SUPPLIED DATA -
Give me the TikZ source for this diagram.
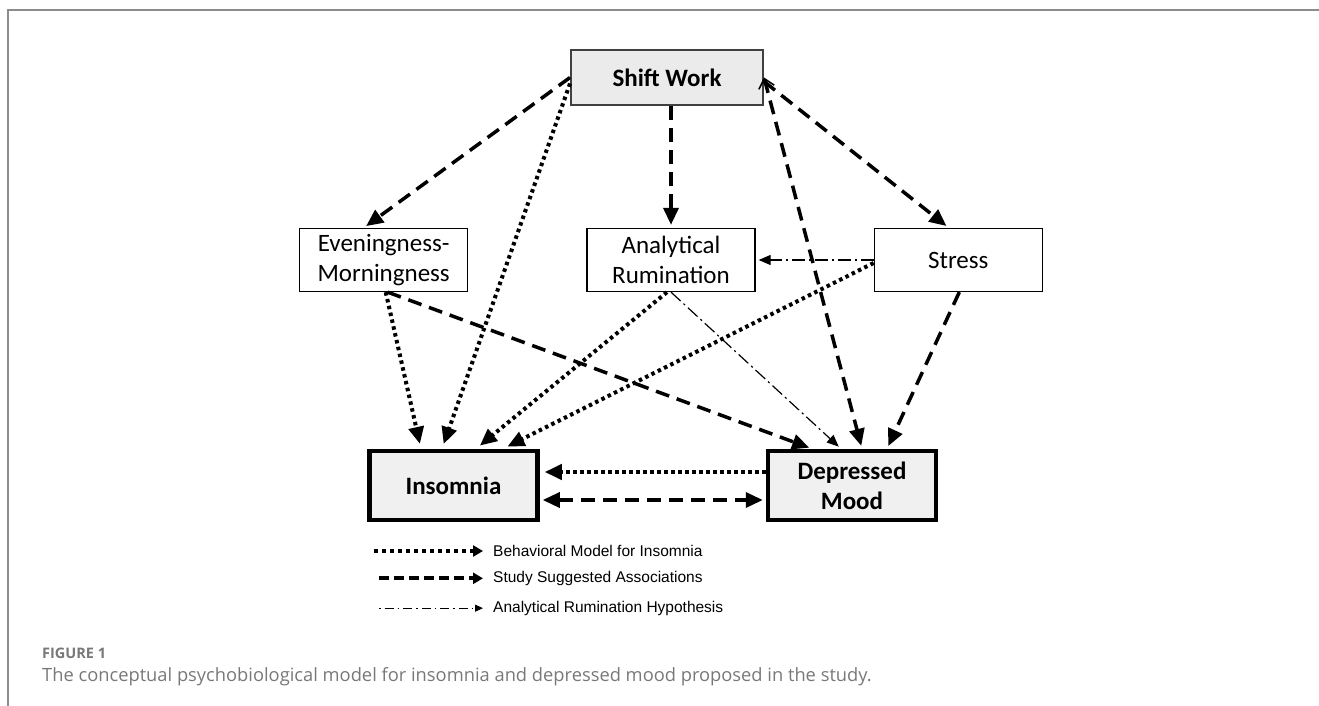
\documentclass[tikz,border=0pt]{standalone}
\usepackage{fontspec}
\setmainfont{Carlito}
\newfontfamily\legendfont{Liberation Sans}
\newfontfamily\captionfont{Open Sans}
\usepackage{tikz}
\usetikzlibrary{arrows.meta,positioning}
\usepackage{xcolor}
\definecolor{shiftbg}    {RGB}{235,235,235}
\definecolor{shiftedge}  {RGB}{ 64, 64, 64}
\definecolor{outcomebg}  {RGB}{240,240,240}
\definecolor{framegrey}  {RGB}{140,140,140}
\definecolor{captiongrey}{RGB}{120,120,120}

\begin{document}
\begin{tikzpicture}[
    x=1pt, y=-1pt,
    >={Triangle[length=17pt,width=15pt]},
    box/.style={draw, rectangle, align=center, inner sep=2pt, font=\fontsize{25}{30}\selectfont},
    factor/.style={box, fill=white, line width=1.3pt, minimum width=168pt, minimum height=63pt},
    source/.style={box, fill=shiftbg, draw=shiftedge, line width=2pt, minimum width=192pt, minimum height=55pt, font=\fontsize{25}{30}\selectfont\bfseries},
    outcome/.style={box, fill=outcomebg, line width=4.5pt, minimum width=168pt, minimum height=69pt, font=\fontsize{25}{30}\selectfont\bfseries},
    dasharrow/.style={->, line width=3.5pt, dash pattern=on 14pt off 8pt, shorten >=3pt},
    dotarrow/.style={->, line width=4pt, dash pattern=on 3.5pt off 3.5pt, shorten >=5pt},
    dashdotarrow/.style={-{Triangle[length=12pt,width=10pt]}, line width=1.2pt, dash pattern=on 13pt off 4pt on 2pt off 4pt, shorten >=3pt},
    legtext/.style={anchor=west, inner sep=4pt, font=\legendfont\fontsize{15.5}{18}\selectfont},
    legdot/.style={-{Triangle[length=10pt,width=11pt]}, line width=3.5pt, dash pattern=on 4pt off 4pt, shorten >=6pt},
    legdash/.style={-{Triangle[length=10pt,width=11pt]}, line width=4pt, dash pattern=on 10pt off 5pt, shorten >=6pt},
    legdashdot/.style={-{Triangle[length=8pt,width=7pt]}, line width=1pt, dash pattern=on 1.5pt off 4pt on 9pt off 4pt, shorten >=6pt}
]
    \useasboundingbox (0,0) rectangle (1319,706);
    % --- frame ---
    \draw[framegrey, line width=1.5pt] (8,706) -- (8,10) -- (1319,10);

    % --- factors ---
    \node[source] (shift) at (667,77.5) {Shift Work};
    \node[factor] (rumination) at (671,260) {Analytical\\Rumination};
    \node[factor] (chrono) [left=118pt of rumination] {Eveningness-\\Morningness};
    \node[factor] (stress) [right=118pt of rumination] {Stress};

    % --- outcomes ---
    \node[outcome] (insomnia) at (453.5,485.5) {Insomnia};
    \node[outcome] (mood) [right=226pt of insomnia] {Depressed\\Mood};

    % --- Study Suggested Associations (dashed) ---
    \draw[dasharrow] (shift.west) -- ([xshift=-20pt]chrono.north);
    \draw[dasharrow] (shift.south -| rumination.north) -- (rumination.north);
    \draw[dasharrow] ([yshift=-4pt]shift.east) -- ([xshift=-9.5pt]stress.north);
    \draw[dasharrow, {Straight Barb[length=9pt,width=16pt,line width=1.5pt]}->] (shift.east) -- ([xshift=10pt]mood.north);
    \draw[dasharrow] ([xshift=1pt]stress.south) -- ([xshift=35pt]mood.north);
    \draw[dasharrow] ([xshift=4pt]chrono.south) -- ([xshift=-40pt]mood.north);
    \draw[dasharrow, <->, shorten <=3pt] ([yshift=-14.5pt]insomnia.east) -- ([yshift=-14.5pt]mood.west);

    % --- Behavioral Model for Insomnia (dotted) ---
    \draw[dotarrow] ([yshift=-6pt]shift.west) -- ([xshift=-11.5pt]insomnia.north);
    \draw[dotarrow] ([xshift=2pt]chrono.south) -- ([xshift=-32.5pt]insomnia.north);
    \draw[dotarrow] ([xshift=-4pt]rumination.south) -- ([xshift=22.5pt]insomnia.north);
    \draw[dotarrow] ([yshift=-3pt]stress.west) -- ([xshift=49.5pt]insomnia.north);
    \draw[dotarrow] ([yshift=13.5pt]mood.west) -- ([yshift=13.5pt]insomnia.east);

    % --- Analytical Rumination Hypothesis (dash-dot) ---
    \draw[dashdotarrow] (stress.west) -- (rumination.east);
    \draw[dashdotarrow] (rumination.south) -- ([xshift=-11pt]mood.north);

    % --- legend ---
    \node[legtext] (legbehav) at (489,551) {Behavioral Model for Insomnia};
    \node[legtext] (legstudy) [below=6pt of legbehav.south west, anchor=north west] {Study Suggested Associations};
    \node[legtext] (leghypo) [below=7pt of legstudy.south west, anchor=north west] {Analytical Rumination Hypothesis};
    \coordinate (legbehavS) at (374,551);
    \coordinate (legstudyS) at (379,0 |- legstudy.west);
    \coordinate (leghypoS) at (379,0 |- leghypo.west);
    \draw[legdot] (legbehavS) -- (legbehav.west);
    \draw[legdash] (legstudyS |- legstudy.west) -- (legstudy.west);
    \draw[legdashdot] (leghypoS |- leghypo.west) -- (leghypo.west);

    % --- caption ---
    \node[anchor=west, inner sep=0pt, text=captiongrey, font=\captionfont\bfseries\fontsize{14.5}{17}\selectfont] (figlabel) at (42,653) {FIGURE 1};
    \node[anchor=west, inner sep=0pt, text=captiongrey, font=\captionfont\fontsize{18.3}{22}\selectfont] (figcaption) at (42,677) {The conceptual psychobiological model for insomnia and depressed mood proposed in the study.};
\end{tikzpicture}
\end{document}
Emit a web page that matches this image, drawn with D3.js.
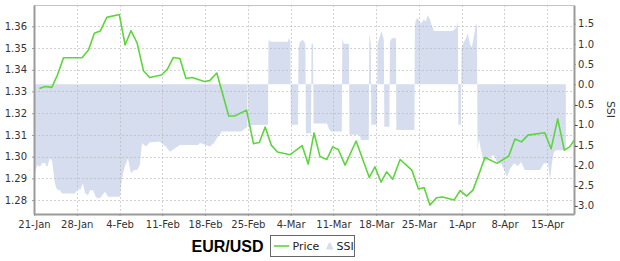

THE EXERCISE -
Every record above should be written out again without change, except that the pictures are left out.

COMPLETE ANSWER -
Give me the TikZ source for this diagram.
\documentclass[tikz,border=0pt]{standalone}
\usepackage{fontspec}
\setmainfont{Carlito}
\newfontfamily\legendfont{Liberation Sans}
\newfontfamily\captionfont{Open Sans}
\usepackage{tikz}
\usetikzlibrary{arrows.meta,positioning}
\usepackage{xcolor}
\definecolor{shiftbg}    {RGB}{235,235,235}
\definecolor{shiftedge}  {RGB}{ 64, 64, 64}
\definecolor{outcomebg}  {RGB}{240,240,240}
\definecolor{framegrey}  {RGB}{140,140,140}
\definecolor{captiongrey}{RGB}{120,120,120}

\begin{document}
\begin{tikzpicture}[
    x=1pt, y=-1pt,
    >={Triangle[length=17pt,width=15pt]},
    box/.style={draw, rectangle, align=center, inner sep=2pt, font=\fontsize{25}{30}\selectfont},
    factor/.style={box, fill=white, line width=1.3pt, minimum width=168pt, minimum height=63pt},
    source/.style={box, fill=shiftbg, draw=shiftedge, line width=2pt, minimum width=192pt, minimum height=55pt, font=\fontsize{25}{30}\selectfont\bfseries},
    outcome/.style={box, fill=outcomebg, line width=4.5pt, minimum width=168pt, minimum height=69pt, font=\fontsize{25}{30}\selectfont\bfseries},
    dasharrow/.style={->, line width=3.5pt, dash pattern=on 14pt off 8pt, shorten >=3pt},
    dotarrow/.style={->, line width=4pt, dash pattern=on 3.5pt off 3.5pt, shorten >=5pt},
    dashdotarrow/.style={-{Triangle[length=12pt,width=10pt]}, line width=1.2pt, dash pattern=on 13pt off 4pt on 2pt off 4pt, shorten >=3pt},
    legtext/.style={anchor=west, inner sep=4pt, font=\legendfont\fontsize{15.5}{18}\selectfont},
    legdot/.style={-{Triangle[length=10pt,width=11pt]}, line width=3.5pt, dash pattern=on 4pt off 4pt, shorten >=6pt},
    legdash/.style={-{Triangle[length=10pt,width=11pt]}, line width=4pt, dash pattern=on 10pt off 5pt, shorten >=6pt},
    legdashdot/.style={-{Triangle[length=8pt,width=7pt]}, line width=1pt, dash pattern=on 1.5pt off 4pt on 9pt off 4pt, shorten >=6pt}
]
    \useasboundingbox (0,0) rectangle (1319,706);
    % --- frame ---
    \draw[framegrey, line width=1.5pt] (8,706) -- (8,10) -- (1319,10);

    % --- factors ---
    \node[source] (shift) at (667,77.5) {Shift Work};
    \node[factor] (rumination) at (671,260) {Analytical\\Rumination};
    \node[factor] (chrono) [left=118pt of rumination] {Eveningness-\\Morningness};
    \node[factor] (stress) [right=118pt of rumination] {Stress};

    % --- outcomes ---
    \node[outcome] (insomnia) at (453.5,485.5) {Insomnia};
    \node[outcome] (mood) [right=226pt of insomnia] {Depressed\\Mood};

    % --- Study Suggested Associations (dashed) ---
    \draw[dasharrow] (shift.west) -- ([xshift=-20pt]chrono.north);
    \draw[dasharrow] (shift.south -| rumination.north) -- (rumination.north);
    \draw[dasharrow] ([yshift=-4pt]shift.east) -- ([xshift=-9.5pt]stress.north);
    \draw[dasharrow, {Straight Barb[length=9pt,width=16pt,line width=1.5pt]}->] (shift.east) -- ([xshift=10pt]mood.north);
    \draw[dasharrow] ([xshift=1pt]stress.south) -- ([xshift=35pt]mood.north);
    \draw[dasharrow] ([xshift=4pt]chrono.south) -- ([xshift=-40pt]mood.north);
    \draw[dasharrow, <->, shorten <=3pt] ([yshift=-14.5pt]insomnia.east) -- ([yshift=-14.5pt]mood.west);

    % --- Behavioral Model for Insomnia (dotted) ---
    \draw[dotarrow] ([yshift=-6pt]shift.west) -- ([xshift=-11.5pt]insomnia.north);
    \draw[dotarrow] ([xshift=2pt]chrono.south) -- ([xshift=-32.5pt]insomnia.north);
    \draw[dotarrow] ([xshift=-4pt]rumination.south) -- ([xshift=22.5pt]insomnia.north);
    \draw[dotarrow] ([yshift=-3pt]stress.west) -- ([xshift=49.5pt]insomnia.north);
    \draw[dotarrow] ([yshift=13.5pt]mood.west) -- ([yshift=13.5pt]insomnia.east);

    % --- Analytical Rumination Hypothesis (dash-dot) ---
    \draw[dashdotarrow] (stress.west) -- (rumination.east);
    \draw[dashdotarrow] (rumination.south) -- ([xshift=-11pt]mood.north);

    % --- legend ---
    \node[legtext] (legbehav) at (489,551) {Behavioral Model for Insomnia};
    \node[legtext] (legstudy) [below=6pt of legbehav.south west, anchor=north west] {Study Suggested Associations};
    \node[legtext] (leghypo) [below=7pt of legstudy.south west, anchor=north west] {Analytical Rumination Hypothesis};
    \coordinate (legbehavS) at (374,551);
    \coordinate (legstudyS) at (379,0 |- legstudy.west);
    \coordinate (leghypoS) at (379,0 |- leghypo.west);
    \draw[legdot] (legbehavS) -- (legbehav.west);
    \draw[legdash] (legstudyS |- legstudy.west) -- (legstudy.west);
    \draw[legdashdot] (leghypoS |- leghypo.west) -- (leghypo.west);

    % --- caption ---
    \node[anchor=west, inner sep=0pt, text=captiongrey, font=\captionfont\bfseries\fontsize{14.5}{17}\selectfont] (figlabel) at (42,653) {FIGURE 1};
    \node[anchor=west, inner sep=0pt, text=captiongrey, font=\captionfont\fontsize{18.3}{22}\selectfont] (figcaption) at (42,677) {The conceptual psychobiological model for insomnia and depressed mood proposed in the study.};
\end{tikzpicture}
\end{document}
Emit a web page that matches this image, drawn with D3.js.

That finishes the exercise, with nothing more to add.